Smith received an Ed.D. in 1988 from the Harvard Graduate School of Education, where he was elected to the Harvard Educational Review and served as a teaching fellow.
“We have made significant progress in the area of race and educational opportunity since the 1960s,” Smith said. “That progress, however, is fragile and is being undermined by the complacency, ignorance and bigotry that still hover in the shadows. To secure America’s future, we must work to develop new strategies to eliminate our educational divides and, in the process, create a new language to talk about race and ethnicity in ways that enrich us all.”

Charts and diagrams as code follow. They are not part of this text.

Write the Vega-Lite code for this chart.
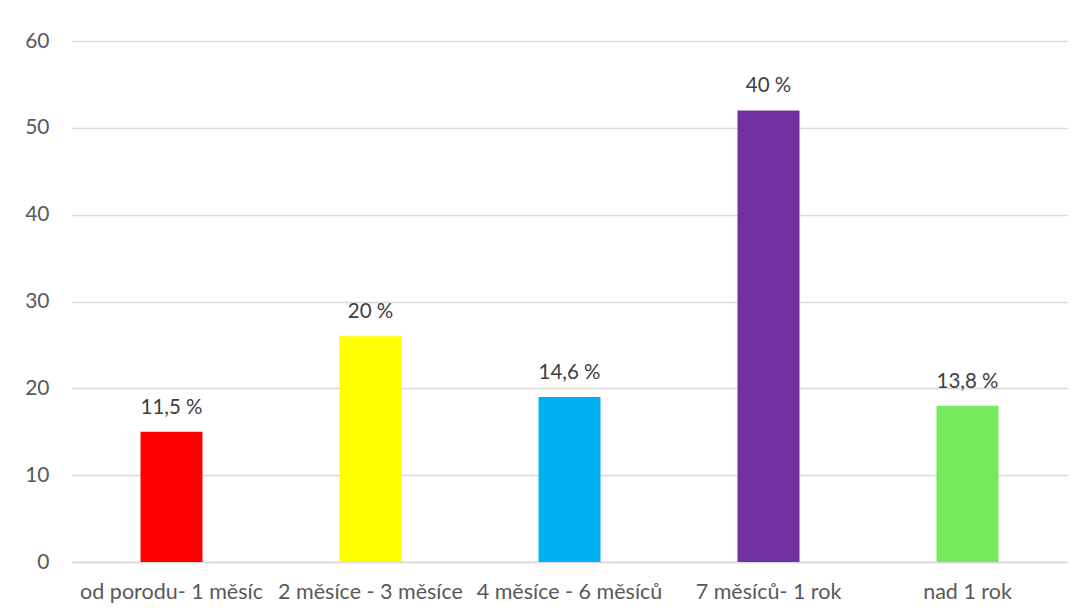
{
  "$schema": "https://vega.github.io/schema/vega-lite/v6.json",
  "autosize": {"type": "none"},
  "width": 995,
  "height": 521,
  "padding": {"left": 72, "top": 41, "right": 23, "bottom": 53},
  "background": "white",
  "config": {
    "view": {"stroke": null},
    "font": "Lato"
  },
  "data": {
    "values": [
      {"kategorie": "od porodu- 1 měsíc", "pocet": 15, "podil": "11,5 %", "barva": "#FF0000"},
      {"kategorie": "2 měsíce - 3 měsíce", "pocet": 26, "podil": "20 %", "barva": "#FFFF00"},
      {"kategorie": "4 měsíce - 6 měsíců", "pocet": 19, "podil": "14,6 %", "barva": "#00B0F0"},
      {"kategorie": "7 měsíců- 1 rok", "pocet": 52, "podil": "40 %", "barva": "#7030A0"},
      {"kategorie": "nad 1 rok", "pocet": 18, "podil": "13,8 %", "barva": "#77EA5B"}
    ]
  },
  "encoding": {
    "x": {
      "field": "kategorie",
      "type": "nominal",
      "sort": null,
      "scale": {"paddingInner": 0.6884, "paddingOuter": 0.3442},
      "axis": {
        "title": null,
        "labelAngle": 0,
        "labelFontSize": 21.5,
        "labelColor": "#595959",
        "labelPadding": 19,
        "labelLimit": 300,
        "labelOverlap": false,
        "ticks": false,
        "domain": true,
        "domainColor": "#d9d9d9",
        "domainWidth": 1.5
      }
    },
    "y": {
      "field": "pocet",
      "type": "quantitative",
      "scale": {"domain": [0, 60], "nice": false},
      "axis": {
        "title": null,
        "values": [0, 10, 20, 30, 40, 50, 60],
        "labelFontSize": 21,
        "labelColor": "#595959",
        "labelPadding": 23,
        "ticks": false,
        "domain": false,
        "gridColor": "#d9d9d9",
        "gridWidth": 1.5
      }
    }
  },
  "layer": [
    {
      "mark": {"type": "bar"},
      "encoding": {
        "color": {"field": "barva", "type": "nominal", "scale": null, "legend": null}
      }
    },
    {
      "mark": {"type": "text", "baseline": "alphabetic", "dy": -18, "fontSize": 20.5, "color": "#404040"},
      "encoding": {
        "text": {"field": "podil", "type": "nominal"}
      }
    }
  ]
}
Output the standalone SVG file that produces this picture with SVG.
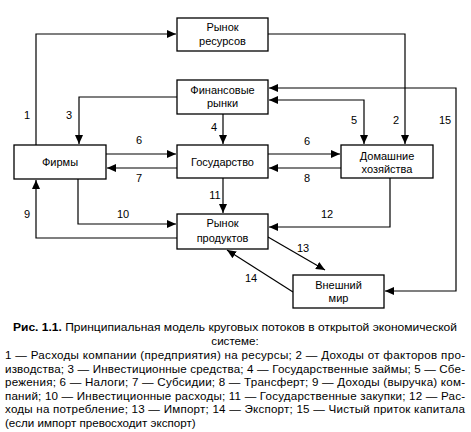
<svg xmlns="http://www.w3.org/2000/svg" width="471" height="432" viewBox="0 0 471 432">
<style>
.box{fill:#fff;stroke:#000;stroke-width:1.3}
.t{font-family:"Liberation Sans",Arial,sans-serif;font-size:11px;fill:#000;text-anchor:middle}
.c{font-family:"Liberation Sans",Arial,sans-serif;font-size:11.6px;fill:#000}
.ln{fill:none;stroke:#000;stroke-width:1.2}
</style>
<defs>
<marker id="a" markerUnits="userSpaceOnUse" markerWidth="10" markerHeight="8" refX="9" refY="4" orient="auto-start-reverse">
<path d="M0,0 L9,4 L0,8 Z" fill="#000"/>
</marker>
</defs>
<rect width="471" height="432" fill="#fff"/>
<g id="connectors">
<path class="ln" d="M36,145 V34 H176" marker-end="url(#a)"/>
<path class="ln" d="M268,34 H405 V144" marker-end="url(#a)"/>
<path class="ln" d="M177,97 H79 V144" marker-end="url(#a)"/>
<path class="ln" d="M223,114 V144" marker-end="url(#a)"/>
<path class="ln" d="M269,100 H364 V144" marker-start="url(#a)" marker-end="url(#a)"/>
<path class="ln" d="M269,88 H456 V291 H385" marker-start="url(#a)" marker-end="url(#a)"/>
<path class="ln" d="M106,154 H176" marker-end="url(#a)"/>
<path class="ln" d="M177,168 H107" marker-end="url(#a)"/>
<path class="ln" d="M268,154 H340" marker-end="url(#a)"/>
<path class="ln" d="M341,168 H269" marker-end="url(#a)"/>
<path class="ln" d="M223,178 V213" marker-end="url(#a)"/>
<path class="ln" d="M78,179 V224 H176" marker-end="url(#a)"/>
<path class="ln" d="M177,238 H36 V180" marker-end="url(#a)"/>
<path class="ln" d="M390,178 V227 H269" marker-end="url(#a)"/>
<path class="ln" d="M268,237 L325,270" marker-end="url(#a)"/>
<path class="ln" d="M293,292 L227,250" marker-end="url(#a)"/>
</g>
<g id="labels" class="t">
<text x="27" y="119">1</text>
<text x="69" y="119">3</text>
<text x="214" y="131">4</text>
<text x="354" y="124">5</text>
<text x="396" y="124">2</text>
<text x="445" y="124">15</text>
<text x="139" y="144">6</text>
<text x="307" y="145">6</text>
<text x="139" y="182">7</text>
<text x="307" y="182">8</text>
<text x="215" y="199">11</text>
<text x="123" y="218">10</text>
<text x="27" y="218">9</text>
<text x="327" y="218">12</text>
<text x="303" y="252">13</text>
<text x="251" y="282">14</text>
</g>
<g id="n-resursy">
<rect class="box" x="177" y="18" width="91" height="33"/>
<text class="t" x="222.5" y="31">Рынок</text>
<text class="t" x="222.5" y="45">ресурсов</text>
</g>
<g id="n-finrynki">
<rect class="box" x="177" y="80" width="91" height="34"/>
<text class="t" x="222.5" y="94">Финансовые</text>
<text class="t" x="222.5" y="107">рынки</text>
</g>
<g id="n-firmy">
<rect class="box" x="14" y="145" width="92" height="34"/>
<text class="t" x="60" y="166">Фирмы</text>
</g>
<g id="n-gos">
<rect class="box" x="177" y="145" width="91" height="33"/>
<text class="t" x="222.5" y="166">Государство</text>
</g>
<g id="n-dom">
<rect class="box" x="341" y="145" width="92" height="33"/>
<text class="t" x="387" y="160">Домашние</text>
<text class="t" x="387" y="173">хозяйства</text>
</g>
<g id="n-produkty">
<rect class="box" x="177" y="214" width="91" height="35"/>
<text class="t" x="222.5" y="227">Рынок</text>
<text class="t" x="222.5" y="242">продуктов</text>
</g>
<g id="n-vneshniy">
<rect class="box" x="293" y="275" width="91" height="33"/>
<text class="t" x="338.5" y="289">Внешний</text>
<text class="t" x="338.5" y="302">мир</text>
</g>
<g id="caption" class="c">
<text x="13" y="331" textLength="444" lengthAdjust="spacingAndGlyphs"><tspan font-weight="bold">Рис. 1.1.</tspan> Принципиальная модель круговых потоков в открытой экономической</text>
<text x="235" y="345" text-anchor="middle">системе:</text>
<text x="5" y="359" textLength="460" lengthAdjust="spacing">1 — Расходы компании (предприятия) на ресурсы; 2 — Доходы от факторов про-</text>
<text x="5" y="373" textLength="460" lengthAdjust="spacing">изводства; 3 — Инвестиционные средства; 4 — Государственные займы; 5 — Сбе-</text>
<text x="5" y="386" textLength="460" lengthAdjust="spacing">режения; 6 — Налоги; 7 — Субсидии; 8 — Трансферт; 9 — Доходы (выручка) ком-</text>
<text x="5" y="400" textLength="460" lengthAdjust="spacing">паний; 10 — Инвестиционные расходы; 11 — Государственные закупки; 12 — Рас-</text>
<text x="5" y="413" textLength="460" lengthAdjust="spacing">ходы на потребление; 13 — Импорт; 14 — Экспорт; 15 — Чистый приток капитала</text>
<text x="5" y="427">(если импорт превосходит экспорт)</text>
</g>
</svg>
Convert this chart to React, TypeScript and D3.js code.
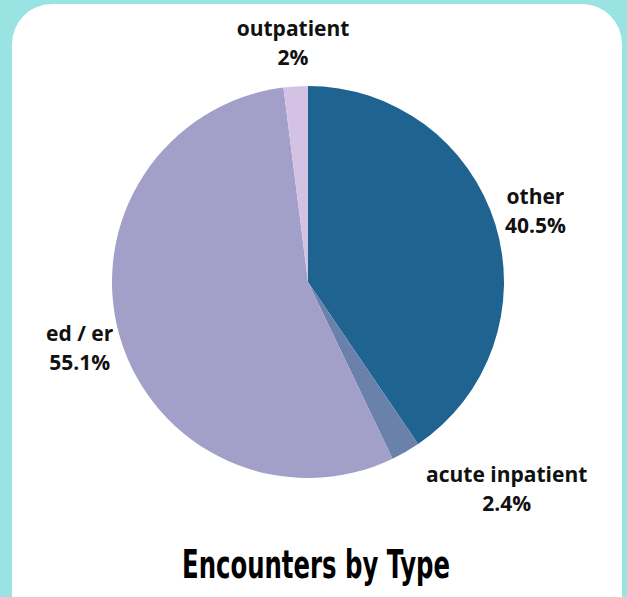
import * as React from 'react';
import * as d3 from 'd3';

const categories = ['other', 'acute inpatient', 'ed / er', 'outpatient'];
const shares = [40.5, 2.4, 55.1, 2.0];
const shareLabels = ['40.5%', '2.4%', '55.1%', '2%'];
const colors = ['#1f6390', '#6a82ab', '#a29fc8', '#d4c2e4'];

const W = 627;
const H = 597;

export default function App() {
  const cx = 308;
  const cy = 282;
  const radius = 196;
  const labelRadius = 238;

  const pie = d3.pie<number>().sort(null).value(d => d);
  const arcs = pie(shares);
  const arc = d3.arc<d3.PieArcDatum<number>>().innerRadius(0).outerRadius(radius);
  const labelArc = d3.arc<d3.PieArcDatum<number>>().innerRadius(labelRadius).outerRadius(labelRadius);

  // small slice label gets pushed out so it clears the pie edge
  const labelPos = (a: d3.PieArcDatum<number>, i: number) => {
    if (i === 1) {
      const mid = (a.startAngle + a.endAngle) / 2 - 0.24;
      const r = 288;
      return [Math.sin(mid) * r, -Math.cos(mid) * r];
    }
    return labelArc.centroid(a);
  };

  return (
    <svg width={W} height={H} style={{ position: 'absolute', left: 0, top: 0 }}>
      <rect x={0} y={0} width={W} height={H} fill="#9ae3e3" />
      <rect x={12} y={4} width={610} height={630} rx={40} ry={40} fill="#ffffff" />
      <g transform={`translate(${cx},${cy})`}>
        {arcs.map((a, i) => (
          <path key={categories[i]} d={arc(a) || ''} fill={colors[i]} />
        ))}
        {arcs.map((a, i) => {
          const [x, y] = labelPos(a, i);
          return (
            <text
              key={'l' + i}
              x={x}
              y={y}
              textAnchor="middle"
              fontFamily="'Open Sans', sans-serif"
              fontWeight={700}
              fontSize={21}
              fill="#111"
            >
              <tspan x={x} dy="-0.4em">{categories[i]}</tspan>
              <tspan x={x} dy="1.4em">{shareLabels[i]}</tspan>
            </text>
          );
        })}
      </g>
      <text
        x={316}
        y={578}
        textAnchor="middle"
        fontFamily="'Liberation Sans Narrow', 'DejaVu Sans Condensed', sans-serif"
        fontWeight={700}
        fontSize={39}
        textLength={268}
        lengthAdjust="spacingAndGlyphs"
        fill="#000"
      >
        Encounters by Type
      </text>
    </svg>
  );
}
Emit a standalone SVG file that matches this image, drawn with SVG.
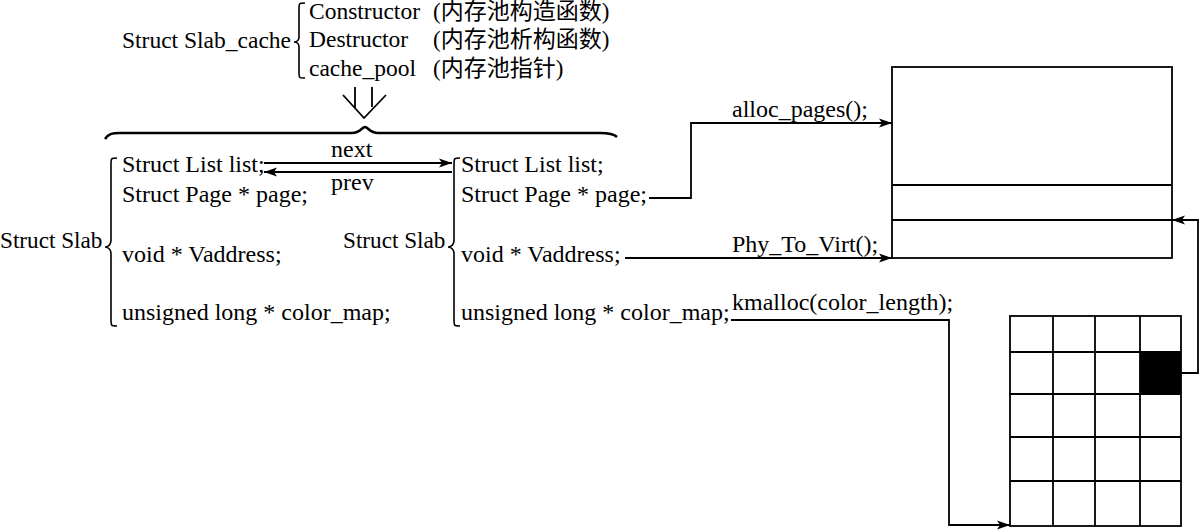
<svg xmlns="http://www.w3.org/2000/svg" width="1200" height="532" viewBox="0 0 1200 532">
<style>
text{font-family:"Liberation Serif","Noto Sans CJK SC",serif;font-size:24px;fill:#000}
.top{font-size:23.5px}
.lbl{font-size:23.2px}
.cjk{font-size:23px}
.ln{fill:none;stroke:#000;stroke-width:1.8}
.br{fill:none;stroke:#000;stroke-width:1.6}
.box{fill:#fff;stroke:#000;stroke-width:1.8}
</style>
<defs>
<marker id="ah" markerUnits="userSpaceOnUse" markerWidth="14" markerHeight="10" refX="13" refY="5" orient="auto">
<path d="M0,0.5 L13,5 L0,9.5 L3,5 z" fill="#000"/>
</marker>
</defs>
<rect width="1200" height="532" fill="#fff"/>

<g id="slab_cache">
<text class="top" x="122" y="48">Struct Slab_cache</text>
<path class="br" d="M305,3 C299,3 299,3 299,9 L299,37 C299,42 294,42 294,42 C294,42 299,42 299,47 L299,72 C299,78 299,78 305,78"/>
<text class="top" x="309" y="19">Constructor <tspan x="433" class="cjk">(内存池构造函数)</tspan></text>
<text class="top" x="309" y="47">Destructor <tspan x="433" class="cjk">(内存池析构函数)</tspan></text>
<text class="top" x="309" y="76">cache_pool <tspan x="433" class="cjk">(内存池指针)</tspan></text>
</g>

<g id="down_arrow">
<path class="ln" d="M355,87 V108 M372,87 V107 M343,95 L364,118 L386,95"/>
</g>

<g id="big_brace">
<path d="M105,139 C108,134 112,133 120,133 L352,133 C360,133 362,127 365,127 C368,127 370,133 378,133 L600,133 C610,133 614,134 617,137" fill="none" stroke="#000" stroke-width="2.6"/>
</g>

<g id="slab_left">
<text class="lbl" x="0" y="248">Struct Slab</text>
<path class="br" d="M117,158 C111,158 111,158 111,165 L111,240 C111,247 105,247 105,247 C105,247 111,247 111,254 L111,319 C111,326 111,326 117,326"/>
<text x="122" y="172">Struct List list;</text>
<text x="122" y="202">Struct Page * page;</text>
<text x="122" y="262">void * Vaddress;</text>
<text x="122" y="320">unsigned long * color_map;</text>
</g>

<g id="slab_right">
<text class="lbl" x="343" y="248">Struct Slab</text>
<path class="br" d="M460,158 C454,158 454,158 454,165 L454,240 C454,247 448,247 448,247 C448,247 454,247 454,254 L454,319 C454,326 454,326 460,326"/>
<text x="461" y="172">Struct List list;</text>
<text x="461" y="202">Struct Page * page;</text>
<text x="461" y="262">void * Vaddress;</text>
<text x="461" y="320">unsigned long * color_map;</text>
</g>

<g id="pages_box">
<rect class="box" x="892" y="67" width="280" height="191"/>
<path class="ln" d="M892,185 H1172 M892,220 H1172"/>
</g>

<g id="color_grid">
<rect class="box" x="1010" y="316" width="171" height="210"/>
<rect x="1140" y="352" width="41" height="42" fill="#000"/>
<path class="ln" d="M1053,316 V526 M1095,316 V526 M1140,316 V526 M1010,352 H1181 M1010,394 H1181 M1010,437 H1181 M1010,481 H1181"/>
</g>

<g id="connectors">
<path class="ln" d="M264,163 H452" marker-end="url(#ah)"/>
<path class="ln" d="M452,172 H264" marker-end="url(#ah)"/>
<text x="331" y="157">next</text>
<text x="331" y="190">prev</text>
<path class="ln" d="M649,198 H691 V123 H892" marker-end="url(#ah)"/>
<text x="732" y="117">alloc_pages();</text>
<path class="ln" d="M625,258 H892" marker-end="url(#ah)"/>
<text x="732" y="252">Phy_To_Virt();</text>
<path class="ln" d="M731,320 H949 V525 H1010" marker-end="url(#ah)"/>
<text x="732" y="310">kmalloc(color_length);</text>
<path class="ln" d="M1181,373 H1198 V220 H1172" marker-end="url(#ah)"/>
</g>
</svg>
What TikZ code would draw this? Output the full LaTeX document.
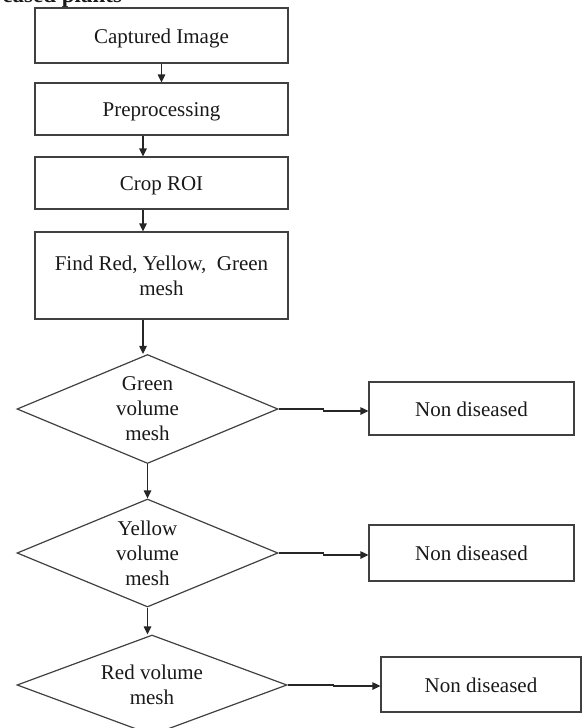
\documentclass[tikz,border=0pt]{standalone}
\usepackage{fontspec}
\setmainfont{Liberation Serif}
\usetikzlibrary{shapes.geometric,arrows.meta}
\begin{document}
\begin{tikzpicture}[x=1pt,y=-1pt,
  every node/.style={font=\fontsize{21}{25}\selectfont, text=black!90},
  procbox/.style={draw=black!75, line width=1.2pt, inner sep=0pt, align=center},
  oneline/.style={text height=15pt, text depth=0pt},
  decbox/.style={draw=black!75, line width=1.2pt, diamond, shape aspect=2.4, inner sep=0pt, align=center},
  arr/.style={draw=black!85, line width=1.2pt, -{Triangle[length=8pt,width=7.5pt]}}]
\useasboundingbox (0,0) rectangle (582,728);
\begin{scope}
\clip (0,0) rectangle (582,728);
\node[anchor=base west, font=\fontsize{23}{25}\selectfont\bfseries] (cap) at (-1,2.5) {eased plants};
% process boxes
\node[procbox, oneline, minimum width=253pt, minimum height=55pt] (c1) at (161.5,35.5) {Captured Image};
\node[procbox, oneline, minimum width=253pt, minimum height=52pt] (c2) at (161.5,109) {Preprocessing};
\node[procbox, oneline, minimum width=253pt, minimum height=52pt] (c3) at (161.5,183) {Crop ROI};
\node[procbox, minimum width=253pt, minimum height=87pt] (c4) at (161.5,275.5) {Find Red, Yellow,\ \ Green\\mesh};
% decisions
\node[decbox, minimum width=261pt, minimum height=109pt] (d1) at (147.5,409) {Green\\volume\\mesh};
\node[decbox, minimum width=261pt, minimum height=108pt] (d2) at (147.5,553) {Yellow\\volume\\mesh};
\node[decbox, minimum width=270pt, minimum height=100pt] (d3) at (152,685) {Red volume\\mesh};
% outcomes
\node[procbox, oneline, minimum width=205pt, minimum height=53pt] (n1) at (471.5,408.5) {Non diseased};
\node[procbox, oneline, minimum width=205pt, minimum height=56pt] (n2) at (471.5,553) {Non diseased};
\node[procbox, oneline, minimum width=200pt, minimum height=55pt] (n3) at (481,684.5) {Non diseased};
% vertical connectors
\draw[arr] (c1.south) -- (c2.north);
\draw[arr] ([xshift=-18.5pt]c2.south) -- ([xshift=-18.5pt]c3.north);
\draw[arr] ([xshift=-18.5pt]c3.south) -- ([xshift=-18.5pt]c4.north);
\draw[arr] ([xshift=-18.5pt]c4.south) -- ([xshift=-18.5pt]c4.south |- d1.north);
\draw[arr] (d1.south) -- (d2.north);
\draw[arr] (d2.south) -- (d2.south |- d3.north);
% horizontal connectors
\draw[arr] (d1.east) -- ++(45,0) |- ([yshift=-2.5pt]n1.west);
\draw[arr] (d2.east) -- ++(45,0) |- ([yshift=-2pt]n2.west);
\draw[arr] (d3.east) -- ++(46,0) |- ([yshift=-1.5pt]n3.west);
\end{scope}
\end{tikzpicture}
\end{document}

With the 40th anniversary of the assassination of civil rights leader Martin Luther King Jr. less than a month away, Smith recalled where he was on that fateful day, April 4, 1968: in a jail cell with 227 other students who had been arrested for protesting the poor conditions of historically black colleges in Maryland. At the time, Smith was president of both the student body at Bowie State University and the campus chapter of the NAACP. Since then, he has repeatedly championed the cause of minority students in education.
Smith came to Rice in 1996 after 23 years at the University of Notre Dame, where he served as executive assistant to the president, associate professor of sociology and founding director of the Center for Educational Opportunity in the Institute for Urban Studies.
At Rice, where Smith is also an adjunct professor of education and sociology, he mentors Mellon Mays Undergraduate Fellows and others planning to pursue a Ph.D. His teaching and research interests include ethnographic research methods, sociology of education, cultural diversity of higher education, school-university collaborative relationships and urban studies. He serves on several Rice committees, including the Diversity Task Force.
Smith is president of the American Association of Blacks in Higher Education and a board member of the Texas Diversity Council. In Houston, he is board chair of the Education Foundation of Harris County and board president of the Center for Health and Faith Initiatives.
His numerous past achievements include serving as a member of the Martin Luther King Jr. Federal Holiday Commission established by the 98th U.S. Congress, as chair of the National Association of Presidential Assistants in Higher Education and as a member of the Indiana Advisory Board to the U.S. Civil Rights Commission.
A native of Washington, D.C., Smith has a B.A. in anthropology and sociology from Bowie State University and a master’s in public affairs from Indiana University.